There was also a brief foray into the question of why painting is still relevant in our digital world (can a question be both totally cliche and totally relevant?) What I like about this art in the context of this question is that he's using digial media's own strategy to do something totally analog. He uses photoshop and collages to put together a composition usually entirely comprised of images he found on print media, and the more ubiquitous the media (postcards, paperback novel covers, etc), the better. Then, he goes ahead and uses the same sort of colors we are now accustomed to seeing in TV (bright, primary, in-your-face) to represent his color fields. Then, he makes it huge (IMAX style). People don't spend a ton of time viewing anymore. He has moments to make a connection, not minutes. Our attention spans have been reduced to split seconds. We do not go in depth on everything (which is why it is hard to grasp a philosophical concept while we are still viewing the work; we need more time, and a really good excuse to do the legwork). Adam Scott's work gives the fine art viewer the instant gratification they are accustomed to receiving from their media. Whether this is a betrayal of painting or an ingenius tables-have-turned kind of thing is a subjective opinion. I think it's great. He takes the potential limitations of the audience and works with it, gives them something to chew on, draws them in so that they can't ignore what he's got to say. Even if they don't come back and understand it fully, they still heard something. It would be impossible to walk through a room with his work in it and not notice it.
I'm not trying to say that there is no value to a subtle visual approach. Intricacies are important, too. But modern viewers of media have a lot of data to sift though, and to help them deal with these massive quantities of (visual) input, they stereotype and dismiss. People couldn't function without categorizing, but it also means that it is easy for viewers to ignore something, especially if they are certain they've heard it before. He's taking a philosophical platform that is easy to pigeonhole (he's not Norman Rockwell, but let the words "Americana" escape my lips and I'll bet you a dollar you're thinking in that genre). Adam's approach attempts to override the stereotypes and demonstrate, before the viewer can dismiss it, that there is something important being said here. The question of what it actually means to be American is as relevant as ever, but this topic has been saturated with mindless, extremist stuff that few (especially not younger, liberal, cynical people) want to hear anymore. (In the first few minutes of his talk, when he said he was interested in American-ness, I immediately tuned out. After I saw his work, I wrote this piece). His approach simply allows him to speak to a different audience than he might otherwise have been able to reach. And it's not that there is no mental effort involved or that you don't have to think about his work at all; his message is loud but complex. As with every artwork, you'll have to spend some time trying to figure out what it's about. It's just easier for someone to understand what you're saying when they're looking at you, especially if you're speaking slightly different languages.
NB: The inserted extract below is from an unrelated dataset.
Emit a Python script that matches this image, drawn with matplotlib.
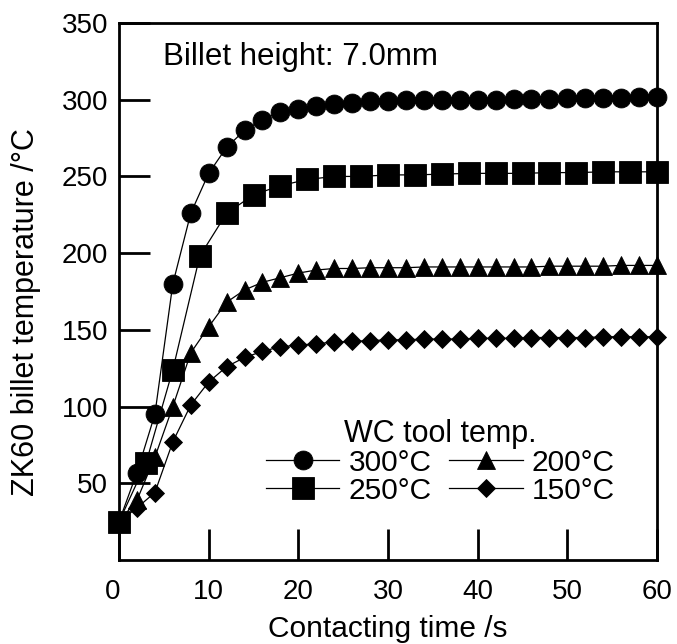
import matplotlib
matplotlib.use("Agg")
import matplotlib.pyplot as plt
from matplotlib.transforms import ScaledTranslation

plt.rcParams['font.family'] = ['Liberation Sans', 'DejaVu Sans']

# Contacting time (s) for each tool temperature
t_300 = [0, 2, 4, 6, 8, 10, 12, 14, 16, 18, 20, 22, 24, 26, 28, 30, 32, 34, 36, 38,
         40, 42, 44, 46, 48, 50, 52, 54, 56, 58, 60]
T_300 = [25, 57, 95, 180, 226, 252, 269, 280, 287, 292, 294, 296, 297, 298, 299, 299,
         299.5, 300, 300, 300, 300, 300, 300.5, 300.5, 300.5, 301, 301, 301, 301, 301.5, 302]

t_250 = [0, 3, 6, 9, 12, 15, 18, 21, 24, 27, 30, 33, 36, 39, 42, 45, 48, 51, 54, 57, 60]
T_250 = [25, 63, 124, 198, 226, 238, 244, 248, 250, 250, 251, 251, 251.5, 252, 252,
         252, 252.5, 252.5, 253, 253, 253]

t_200 = t_300
T_200 = [25, 39, 67, 100, 135, 152, 168, 176, 181, 184, 187, 189, 190, 190, 190.5, 190.5,
         190.5, 191, 191, 191, 191, 191, 191, 191, 191.5, 191.5, 191.5, 191.5, 192, 192, 192]

t_150 = t_300
T_150 = [25, 34, 44, 77, 101, 116, 126, 132, 136, 139, 140, 141, 142, 142.5, 143, 143.5,
         143.5, 144, 144, 144, 144.5, 144.5, 144.5, 145, 145, 145, 145, 145.5, 145.5, 145.5, 145.5]

labels = ['300°C', '250°C', '200°C', '150°C']
x_ticks = [0, 10, 20, 30, 40, 50, 60]
y_ticks = [50, 100, 150, 200, 250, 300, 350]

fig = plt.figure(figsize=(6.77, 6.44), dpi=100)
ax = fig.add_axes([0.1758, 0.1304, 0.9705 - 0.1758, 0.9643 - 0.1304])

style = dict(color='black', lw=0.9, mew=0.6, clip_on=False, zorder=3)
ax.plot(t_300, T_300, '-o', ms=13.6, label=labels[0], **style)
ax.plot(t_250, T_250, '-s', ms=16.5, label=labels[1], **style)
ax.plot(t_200, T_200, '-^', ms=12.5, label=labels[2], **style)
ax.plot(t_150, T_150, '-D', ms=9.0, label=labels[3], **style)

ax.set_xlim(0, 60)
ax.set_ylim(0, 350)
ax.set_xticks(x_ticks)
ax.set_yticks(y_ticks)
ax.tick_params(direction='in', length=22, width=2.0, labelsize=20)
ax.tick_params(axis='x', pad=14)
ax.tick_params(axis='y', pad=8)
for s in ax.spines.values():
    s.set_linewidth(2.0)

# nudge the origin label a little to the left
first = ax.get_xticklabels()[0]
first.set_transform(first.get_transform() + ScaledTranslation(-6 / 100, 0, fig.dpi_scale_trans))

ax.set_xlabel('Contacting time /s', fontsize=21.5, labelpad=7)
ax.set_ylabel('ZK60 billet temperature /°C', fontsize=22)
ax.yaxis.set_label_coords(-0.145, 0.462)

ax.text(0.082, 0.937, 'Billet height: 7.0mm', transform=ax.transAxes,
        fontsize=22.5, ha='left', va='center')

leg = ax.legend(ncol=2, title='WC tool temp.', frameon=False, fontsize=21.5,
                title_fontsize=22, loc='lower right', bbox_to_anchor=(0.949, 0.075),
                handlelength=2.45, handletextpad=0.3, columnspacing=0.6,
                labelspacing=0.0, borderpad=0.0)

fig.savefig('out.png', dpi=100)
It's all about finding out a way to convey your message.

Kavi Gupta Gallery showed his older work (http://kavigupta.com/artist/adamscott), but he recently reinvented his aesthetic, so he's not with that gallery anymore (I discussed his old art above; in his new work, he puts printed collage material directly under a layer of clear polymer, and in some works he uses mica and silica dust to create the sort of visual color-shifting effect seen on cars - he learned it from a friend's dad who does sports car detail work. Interestingly, he has noticed that this work attracts a whole different audience: younger, rougher around the edges. He's found a whole new way to convey his message and is reaching a whole new crowd with it).